Generally after three medications are tried, different treatment should be considered. Some medications are harmful to those with this syndrome and can increase seizures.

===Diet===
The ketogenic diet mimics some of the effects of starvation, in which the body first uses up glucose and glycogen before burning stored body fat. In the absence of glucose, the body produces ketones, a chemical by-product of fat metabolism that has been known to inhibit seizures.

A modified version of a popular low-carbohydrate, high-fat diet which is less restrictive than the ketogenic diet.

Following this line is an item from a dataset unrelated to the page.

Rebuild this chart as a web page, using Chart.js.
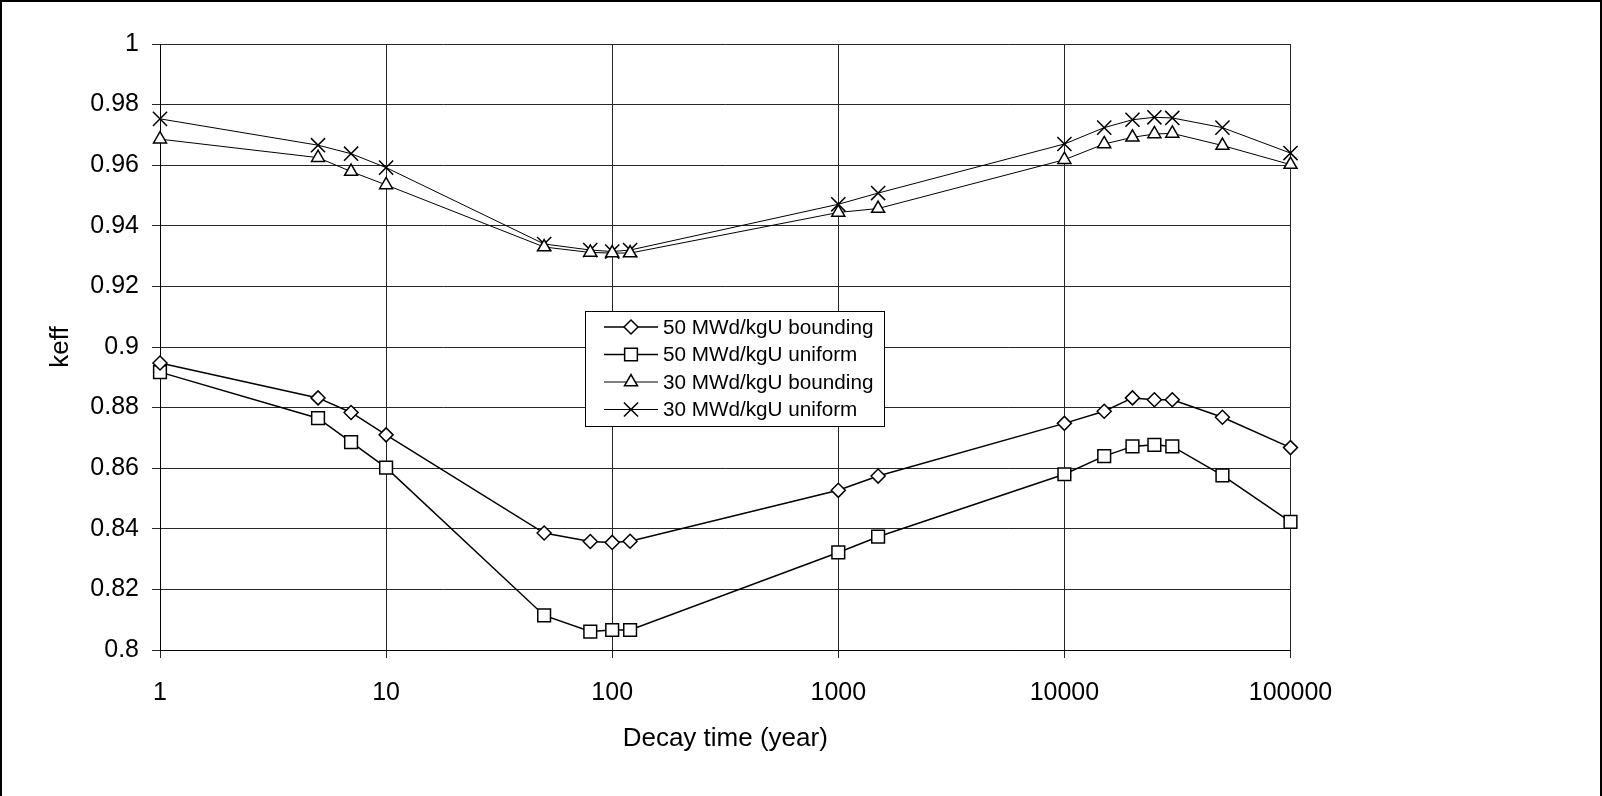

The low glycemic index treatment (LGIT) is a new dietary therapy currently being studied to treat epilepsy. LGIT attempts to reproduce the positive effects of the ketogenic diet. The treatment allows a more generous intake of carbohydrates than the ketogenic diet, but is restricted to foods that have a low glycemic index, meaning foods that have a relatively low impact on blood-glucose levels. These foods include meats, cheeses, and most vegetables because these foods have a relatively low glycemic index. Foods do not have to be weighed, but instead careful attention must be paid to portion size and balancing the intake of carbohydrates throughout the day with adequate amounts of fats and proteins.

==Prognosis==
Epilepsy with myoclonic-astatic seizures has a variable course and outcome. Spontaneous remission with normal development has been observed in a few untreated cases. Complete seizure control can be achieved in about half of the cases with antiepileptic drug treatment (Doose and Baier 1987b; Dulac et al. 1990). In the remainder of cases, the level of intelligence deteriorates and the children become severely intellectually disabled. Other neurologic abnormalities such as ataxia, poor motor function, dysarthria, and poor language development may emerge (Doose 1992b). However, this proportion may not be representative because in this series the data were collected in an institution for children with severe epilepsy.

The outcome is unfavorable if generalized tonic-clonic, tonic, or clonic seizures appear at the onset or occur frequently during the course. Generalized tonic-clonic seizures usually occur during the daytime in this disorder, at least in the early stages. Nocturnal generalized tonic-clonic seizures, which may develop later, are another unfavorable sign. If tonic seizures appear, prognosis is poor.

Status epilepticus with myoclonic, astatic, myoclonic-astatic, or absence seizures is another ominous sign, especially when prolonged or appearing early.

Failure to suppress the EEG abnormalities (4- to 7-Hz rhythms and spike-wave discharges) during therapy and absence of occipital alpha-rhythm with therapy also suggest a poor prognosis (Doose 1992a).

==History==
Myoclonic-astatic epilepsy was first described and identified in 1970 by Hermann Doose as an epilepsy syndrome, hence its original label, Doose syndrome. 1989, it was classified as a symptomatic generalized epilepsy by the International League Against Epilepsy (ILAE).